There was one final element to the show. Not only were viewers able to join in via the phone-in, but also through the memorable quiz game “You Say We Pay”. This has huge comic potential, as callers have to describe to Richard and Judy an object that is projected onto the screen behind them but without referring to its actual name, and the pair have to guess what it is. Amusingly it all went wrong, the lucky caller unable to grasp the elementary concept which caused Richard to leap up and down in his chair like a five year old. It’s “Midday Money” by another name, and just as enjoyably annoying.

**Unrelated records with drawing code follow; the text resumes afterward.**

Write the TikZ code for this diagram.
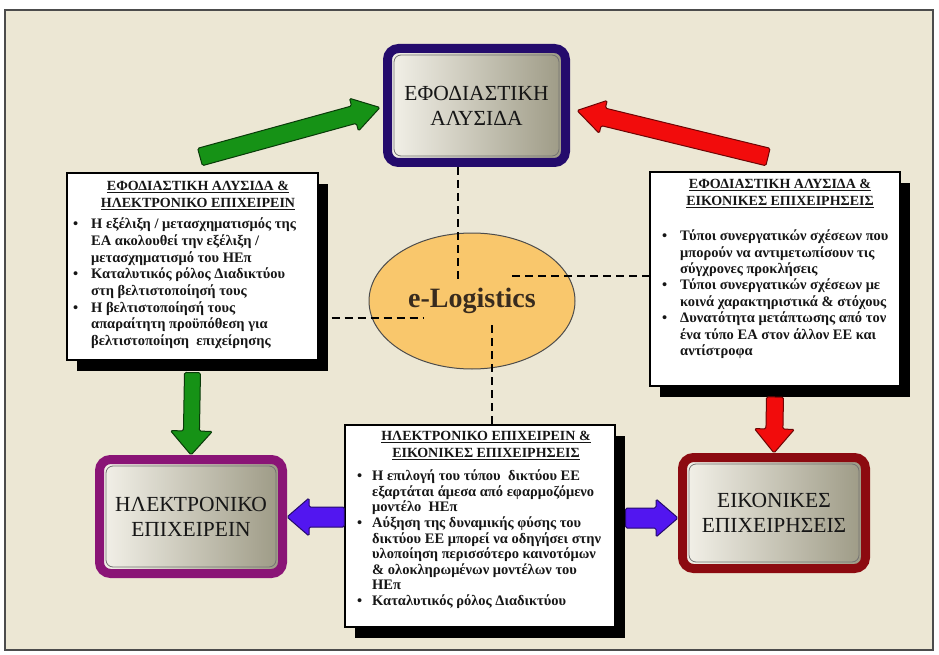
\documentclass[tikz,border=0pt]{standalone}
\usepackage{fontspec}
\setmainfont{Liberation Serif}
\usetikzlibrary{calc,shapes.geometric,shadows}

\definecolor{paper}{HTML}{ECE7D4}
\definecolor{ink}{HTML}{161616}
\definecolor{navyframe}{HTML}{240B6C}
\definecolor{plumframe}{HTML}{8A1476}
\definecolor{wineframe}{HTML}{8C0A10}
\definecolor{grn}{HTML}{169216}
\definecolor{rd}{HTML}{F20C0C}
\definecolor{blu}{HTML}{5216F0}
\definecolor{egg}{HTML}{F9C76C}
\definecolor{panelhi}{HTML}{F4F2EA}
\definecolor{panello}{HTML}{9C9984}

% thick block arrow from #1 (tail) to #2 (tip):
% #3 half shaft width, #4 half head width, #5 head length, #6 style
\newcommand\fatarrow[6]{%
  \coordinate (fa-base) at ($(#2)!#5!(#1)$);
  \filldraw[#6]
    ($(#1)!#3!90:(#2)$) -- ($(fa-base)!#3!90:(#2)$) --
    ($(fa-base)!#4!90:(#2)$) -- (#2) --
    ($(fa-base)!#4!-90:(#2)$) -- ($(fa-base)!#3!-90:(#2)$) --
    ($(#1)!#3!-90:(#2)$) -- cycle;
}

\begin{document}
\begin{tikzpicture}[x=1pt,y=-1pt,
  mainbox/.style={rounded corners=11pt, line width=9pt, left color=panelhi,
    right color=panello, align=center, text=ink,
    font=\fontsize{21.5}{25}\selectfont},
  bevel/.style={draw=black!55, line width=0.8pt, rounded corners=7pt},
  textbox/.style={draw=black, line width=1.2pt, fill=white, inner sep=0pt,
    general shadow={fill=black, shadow xshift=10pt, shadow yshift=-11pt}},
  boxtitle/.style={anchor=north, align=center, inner sep=0pt, text=ink,
    font=\fontsize{14}{16.8}\selectfont\bfseries},
  boxbody/.style={anchor=north west, align=left, inner sep=0pt, text=ink},
  dashline/.style={line width=2.6pt, dash pattern=on 8pt off 5pt},
  greenarrow/.style={fill=grn, draw=grn!40!black, line width=1pt, rounded corners=1.5pt},
  redarrow/.style={fill=rd, draw=rd!45!black, line width=1pt, rounded corners=1.5pt},
  bluearrow/.style={fill=blu, draw=blu!45!black, line width=1pt, rounded corners=1.5pt},
]
\newcommand\bl{\makebox[18pt][l]{•}}
\newcommand\ind{\hspace*{18pt}}
\newcommand\st{\rule{0pt}{11.5pt}}

\useasboundingbox (0,0) rectangle (939,655);
\fill[white] (0,0) rectangle (939,655);
\draw[draw=black!70, line width=1.5pt, fill=paper] (5,10) rectangle (933,650);

% central ellipse
\node[ellipse, draw=black!70, line width=1pt, fill=egg,
      minimum width=206pt, minimum height=136pt,
      font=\fontsize{28}{30}\selectfont\bfseries, text=ink!80!brown] (elog) at (472,301) {e-Logistics};

% named ends of the dashed links and free arrow tails
\coordinate (d1) at (458,280);
\coordinate (d2) at (512,276);
\coordinate (d3) at (423,318);
\coordinate (d4) at (492,325);
\coordinate (gtail) at (200,157);
\coordinate (rtail) at (768,157);

% text panels (placed first so that links can refer to them)
\node[textbox, minimum width=251pt, minimum height=187pt] (lbox) at (192.5,266.5) {};
\node[textbox, minimum width=250pt, minimum height=214pt] (rbox) at (775,279) {};
\node[textbox, minimum width=270pt, minimum height=202pt] (bbox) at (480,526) {};

% framed headings
\node[mainbox, draw=navyframe, minimum width=178pt, minimum height=114pt] (chain) at (476.5,105.5) {ΕΦΟΔΙΑΣΤΙΚΗ\\ΑΛΥΣΙΔΑ};
\node[mainbox, draw=plumframe, minimum width=183pt, minimum height=114pt] (ebiz) at (191,516.5) {ΗΛΕΚΤΡΟΝΙΚΟ\\ΕΠΙΧΕΙΡΕΙΝ};
\node[mainbox, draw=wineframe, minimum width=183pt, minimum height=111pt] (virt) at (774,513) {ΕΙΚΟΝΙΚΕΣ\\ΕΠΙΧΕΙΡΗΣΕΙΣ};

\foreach \b in {chain,ebiz,virt}
  \draw[bevel] ($(\b.north west)+(11,11)$) rectangle ($(\b.south east)+(-11,-11)$);

% dashed links to the centre
\draw[dashline] (chain.south -| d1) -- (d1);
\draw[dashline] (d2) -- (d2 -| rbox.west);
\draw[dashline] (lbox.east |- d3) -- (d3);
\draw[dashline] (d4) -- (d4 |- bbox.north);

% block arrows
\fatarrow{gtail}{$(chain.west)+(-3,2)$}{9pt}{17pt}{27pt}{greenarrow}
\fatarrow{rtail}{$(chain.east)+(7,5)$}{9pt}{17pt}{27pt}{redarrow}
\fatarrow{$(lbox.south)+(0,12)$}{ebiz.north}{8pt}{21pt}{24pt}{greenarrow}
\fatarrow{$(rbox.south |- 0,397)$}{virt.north}{8.5pt}{20pt}{24pt}{redarrow}
\fatarrow{$(bbox.west |- 0,517)$}{$(ebiz.east |- 0,517)$}{10pt}{19pt}{22pt}{bluearrow}
\fatarrow{$(bbox.east |- 0,518)+(10,0)$}{$(virt.west |- 0,518)$}{10pt}{19pt}{22pt}{bluearrow}

% panel contents
\node[boxtitle] (ltitle) at (198,179) {\st\underline{ΕΦΟΔΙΑΣΤΙΚΗ ΑΛΥΣΙΔΑ \&}\\\underline{ΗΛΕΚΤΡΟΝΙΚΟ ΕΠΙΧΕΙΡΕΙΝ}};
\node[boxbody, font=\fontsize{14.5}{16.7}\selectfont\bfseries] (lbody) at (73,217) {%
\st\bl Η εξέλιξη / μετασχηματισμός της\\
\ind ΕΑ ακολουθεί την εξέλιξη /\\
\ind μετασχηματισμό του ΗΕπ\\
\bl Καταλυτικός ρόλος Διαδικτύου\\
\ind στη βελτιστοποίησή τους\\
\bl Η βελτιστοποίησή τους\\
\ind απαραίτητη προϋπόθεση για\\
\ind βελτιστοποίηση\ \ επιχείρησης};

\node[boxtitle] (rtitle) at (780,177) {\st\underline{ΕΦΟΔΙΑΣΤΙΚΗ ΑΛΥΣΙΔΑ \&}\\\underline{ΕΙΚΟΝΙΚΕΣ ΕΠΙΧΕΙΡΗΣΕΙΣ}};
\node[boxbody, font=\fontsize{14.5}{16.4}\selectfont\bfseries] (rbody) at (662,229) {%
\st\bl Τύποι συνεργατικών σχέσεων που\\
\ind μπορούν να αντιμετωπίσουν τις\\
\ind σύγχρονες προκλήσεις\\
\bl Τύποι συνεργατικών σχέσεων με\\
\ind κοινά χαρακτηριστικά \& στόχους\\
\bl Δυνατότητα μετάπτωσης από τον\\
\ind ένα τύπο ΕΑ στον άλλον ΕΕ και\\
\ind αντίστροφα};

\node[boxtitle] (btitle) at (486,429) {\st\underline{ΗΛΕΚΤΡΟΝΙΚΟ ΕΠΙΧΕΙΡΕΙΝ \&}\\\underline{ΕΙΚΟΝΙΚΕΣ ΕΠΙΧΕΙΡΗΣΕΙΣ}};
\node[boxbody, font=\fontsize{14.5}{15.6}\selectfont\bfseries] (bbody) at (357,469) {%
\st\makebox[15pt][l]{•}Η επιλογή του τύπου\ \ δικτύου ΕΕ\\
\hspace*{15pt}εξαρτάται άμεσα από εφαρμοζόμενο\\
\hspace*{15pt}μοντέλο\ \ ΗΕπ\\
\makebox[15pt][l]{•}Αύξηση της δυναμικής φύσης του\\
\hspace*{15pt}δικτύου ΕΕ μπορεί να οδηγήσει στην\\
\hspace*{15pt}υλοποίηση περισσότερο καινοτόμων\\
\hspace*{15pt}\& ολοκληρωμένων μοντέλων του\\
\hspace*{15pt}ΗΕπ\\
\makebox[15pt][l]{•}Καταλυτικός ρόλος Διαδικτύου};
\end{tikzpicture}
\end{document}
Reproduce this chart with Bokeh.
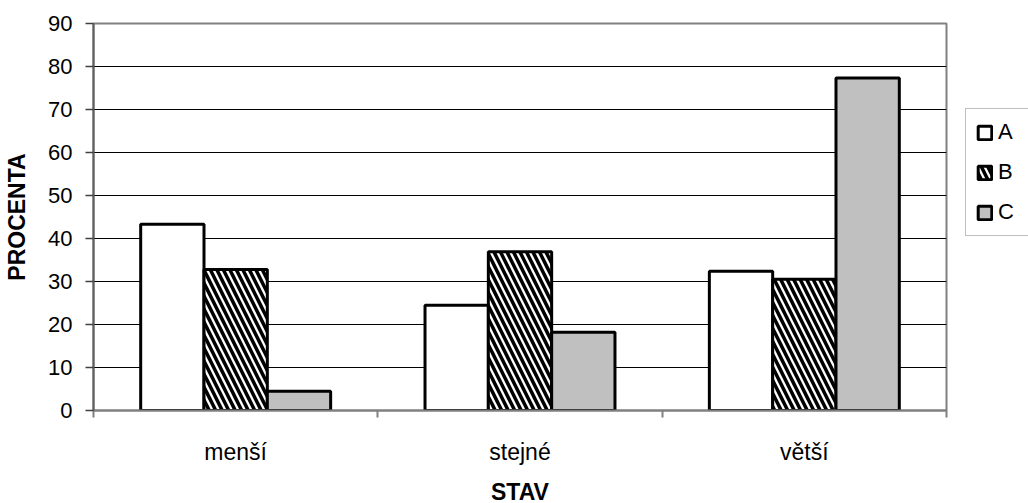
import numpy as np
from bokeh.plotting import figure
from bokeh.models import FixedTicker, Range1d, Legend, LegendItem, ColumnDataSource
from bokeh.embed import file_html
from bokeh.resources import INLINE

categories = ["menší", "stejné", "větší"]
series = ["A", "B", "C"]
values_A = [43.3, 24.5, 32.4]
values_B = [32.8, 36.9, 30.5]
values_C = [4.5, 18.2, 77.3]
y_ticks = [0, 10, 20, 30, 40, 50, 60, 70, 80, 90]

FONT = "Liberation Sans"
bar_w = 0.2227

p = figure(frame_width=853, frame_height=387,
           output_backend="svg", toolbar_location=None,
           x_range=Range1d(0, len(categories)), y_range=Range1d(0, 90),
           min_border_left=93, min_border_top=23, min_border_right=82, min_border_bottom=93)
p.background_fill_color = "white"
p.border_fill_color = "white"
p.outline_line_color = "#808080"
p.outline_line_width = 2
p.xgrid.visible = False
p.ygrid.grid_line_color = "black"
p.ygrid.grid_line_width = 1

idx = np.arange(len(categories))
styles = [
    dict(fill_color="white"),
    dict(fill_color="white", hatch_pattern="left_diagonal_line", hatch_color="black",
         hatch_scale=13, hatch_weight=3.5),
    dict(fill_color="#C0C0C0"),
]
renderers = []
for j, (name, vals) in enumerate(zip(series, [values_A, values_B, values_C])):
    src = ColumnDataSource(dict(x=idx + 0.5 + (j - 1) * bar_w, top=vals))
    r = p.vbar(x="x", top="top", bottom=0, width=bar_w, source=src,
               line_color="black", line_width=3, **styles[j])
    renderers.append(r)

# x axis
xt = FixedTicker(ticks=list(idx + 0.5), minor_ticks=list(range(len(categories) + 1)))
p.xaxis.ticker = xt
p.xaxis.major_label_overrides = {float(i + 0.5): c for i, c in enumerate(categories)}
p.xaxis.major_tick_out = 0
p.xaxis.major_tick_in = 0
p.xaxis.minor_tick_out = 7
p.xaxis.minor_tick_in = 0
p.xaxis.minor_tick_line_color = "#808080"
p.xaxis.minor_tick_line_width = 2
p.xaxis.axis_line_color = "#808080"
p.xaxis.axis_line_width = 2
p.xaxis.major_label_text_font = FONT
p.xaxis.major_label_text_font_size = "23px"
p.xaxis.major_label_text_color = "black"
p.xaxis.major_label_standoff = 21
p.xaxis.axis_label = "STAV"
p.xaxis.axis_label_text_font = FONT
p.xaxis.axis_label_text_font_size = "23px"
p.xaxis.axis_label_text_font_style = "bold"
p.xaxis.axis_label_text_color = "black"
p.xaxis.axis_label_standoff = 11

# y axis
p.yaxis.ticker = FixedTicker(ticks=y_ticks)
p.yaxis.major_tick_out = 8
p.yaxis.major_tick_in = 0
p.yaxis.minor_tick_out = 0
p.yaxis.minor_tick_in = 0
p.yaxis.major_tick_line_color = "#404040"
p.yaxis.major_tick_line_width = 1.5
p.yaxis.axis_line_color = "#606060"
p.yaxis.axis_line_width = 2
p.yaxis.major_label_text_font = FONT
p.yaxis.major_label_text_font_size = "22px"
p.yaxis.major_label_text_color = "black"
p.yaxis.major_label_standoff = 13
p.yaxis.axis_label = "PROCENTA"
p.yaxis.axis_label_text_font = FONT
p.yaxis.axis_label_text_font_size = "23px"
p.yaxis.axis_label_text_font_style = "bold"
p.yaxis.axis_label_text_color = "black"
p.yaxis.axis_label_standoff = 15

legend = Legend(items=[LegendItem(label=s, renderers=[r]) for s, r in zip(series, renderers)],
                location=(19, 174), orientation="vertical")
legend.label_text_font = FONT
legend.label_text_font_size = "22px"
legend.label_text_color = "black"
legend.glyph_width = 17
legend.glyph_height = 17
legend.label_height = 25
legend.label_standoff = 5
legend.spacing = 14
legend.padding = 10
legend.margin = 0
legend.border_line_color = "#808080"
legend.border_line_width = 1.5
legend.background_fill_alpha = 1
p.add_layout(legend, "right")

open("out.html", "w").write(file_html(p, INLINE))
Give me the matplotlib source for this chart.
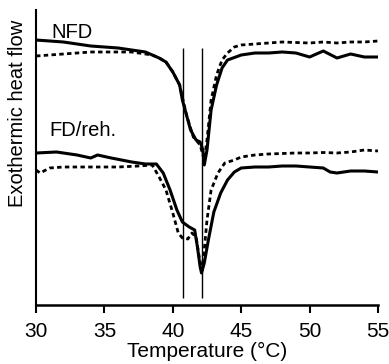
import matplotlib
matplotlib.use("Agg")
import matplotlib.pyplot as plt

plt.rcParams['font.family'] = ['Liberation Sans', 'DejaVu Sans']

# NFD (native), solid = sample, dashed = reference
nfd_t = [30, 31, 32, 33, 34, 35, 36, 37, 38, 38.5, 39, 39.5, 40, 40.5, 40.7, 41, 41.3,
         41.7, 42.0, 42.2, 42.3, 42.5, 42.8, 43.2, 43.6, 44, 45, 46, 47, 48, 49, 50,
         51, 52, 53, 54, 55]
nfd_solid = [265, 264, 263, 261, 259, 258, 257, 255, 253, 250, 247, 243, 233, 220, 205,
             190, 175, 165, 163, 155, 140, 155, 195, 220, 237, 245, 250, 252, 252, 253,
             252, 248, 254, 247, 251, 248, 248]

nfd_dash_t = [30, 31, 32, 33, 34, 35, 36, 37, 38, 38.5, 39, 39.5, 40, 40.5, 41, 41.5, 42,
              42.3, 42.5, 42.8, 43.2, 43.6, 44, 44.5, 45, 46, 47, 48, 49, 50, 51, 52, 53,
              54, 55]
nfd_dash = [249, 250, 251, 252, 253, 253, 253, 253, 251, 250, 247, 243, 233, 220, 190,
            168, 160, 145, 165, 205, 230, 245, 252, 258, 260, 261, 262, 263, 262.5, 262,
            263, 262, 263, 263, 264]

# FD/reh. (freeze-dried, rehydrated)
fd_t = [30, 31.5, 33, 34, 34.5, 35.5, 37, 38, 38.8, 39.3, 39.8, 40.3, 40.7, 41.2, 41.6,
        41.8, 42.0, 42.1, 42.3, 42.6, 43.0, 43.5, 44, 44.5, 45, 46, 47, 48, 49, 50, 51,
        51.5, 52, 53, 54, 55]
fd_solid = [152, 153, 150, 147, 150, 147, 143, 141, 141, 132, 115, 95, 83, 78, 75, 58,
            38, 32, 42, 65, 93, 112, 125, 133, 137, 138, 138, 139, 139, 138, 137, 133,
            132, 134, 134, 133]

fd_dash_t = [30, 30.3, 31, 32, 34, 36, 37.5, 38.5, 39, 39.5, 40, 40.4, 40.7, 41.1, 41.4,
             41.7, 42.0, 42.15, 42.3, 42.5, 42.8, 43.3, 43.8, 44.5, 45, 46, 47, 48, 49,
             50, 51, 52, 53, 54, 55]
fd_dash = [135, 132, 137, 138, 138, 138, 139, 140, 128, 115, 92, 72, 67, 66, 72, 68, 42,
           35, 55, 85, 115, 132, 142, 145, 148, 150, 151, 151.5, 152, 152, 152.5, 152,
           153, 155, 154]

peaks = [40.72, 42.16]
xticks = [30, 35, 40, 45, 50, 55]

fig = plt.figure(figsize=(3.89, 3.64), dpi=100)
ax = fig.add_axes([36 / 389, 59 / 364, 342 / 389, 295 / 364])

dash = (0, (1.6, 1.2))
ax.plot(nfd_t, nfd_solid, color='black', lw=2.2, solid_joinstyle='round')
ax.plot(nfd_dash_t, nfd_dash, color='black', lw=2.0, linestyle=dash)
ax.plot(fd_t, fd_solid, color='black', lw=2.2, solid_joinstyle='round')
ax.plot(fd_dash_t, fd_dash, color='black', lw=2.0, linestyle=dash)

for p in peaks:
    ax.vlines(p, 7, 257, color='black', lw=1.0)

ax.text(31.1, 273, 'NFD', fontsize=14.5, va='center', ha='left')
ax.text(31.0, 174, 'FD/reh.', fontsize=14.5, va='center', ha='left')

ax.set_xlim(30, 55)
ax.set_ylim(0, 295)
ax.set_xticks(xticks)
ax.set_yticks([])
ax.tick_params(axis='x', direction='out', length=6, width=1.5, labelsize=15, pad=6)
for s in ['top', 'right']:
    ax.spines[s].set_visible(False)
ax.spines['left'].set_linewidth(1.5)
ax.spines['bottom'].set_linewidth(1.8)

ax.set_xlabel('Temperature (°C)', fontsize=15, labelpad=1)
fig.text(18 / 389, 1 - 113 / 364, 'Exothermic heat flow', rotation=90,
         fontsize=14.5, ha='center', va='center')

fig.savefig('out.png', dpi=100)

So it all ended, and in much haste and confusion as they’d run out of time, unsurprisingly, and we were left with a garbled farewell involving those armchair athletes and rushed goodbyes. It must be a historical first to have a debut TV show end without any credits or proper closing sequence. There had been other problems, mostly of a technical sort (poor sound quality on the phone lines and several jerky camera shots, all fuel to Richard’s fire: “It’s just the first night, we’ll get it all straight!”) The pair also seemed uncertain of how to deal with commercials: when the first break approached, Richard pleaded, “We’re going to take a very quick break, it’s just one minute long,” and Judy echoed “We’ll see you in just one minute,” as if that mattered.

But Richard and Judy is a wholly welcome addition to C4, a station short of really big name signings for too long. In the event The Weakest Link beat it in the ratings by almost two to one; and it seems the show also lost viewers over the hour. Its future cannot be in doubt, though; the bizarre, the titillation, the kitchen table pontificating: it’s all there. Just not in the correct order.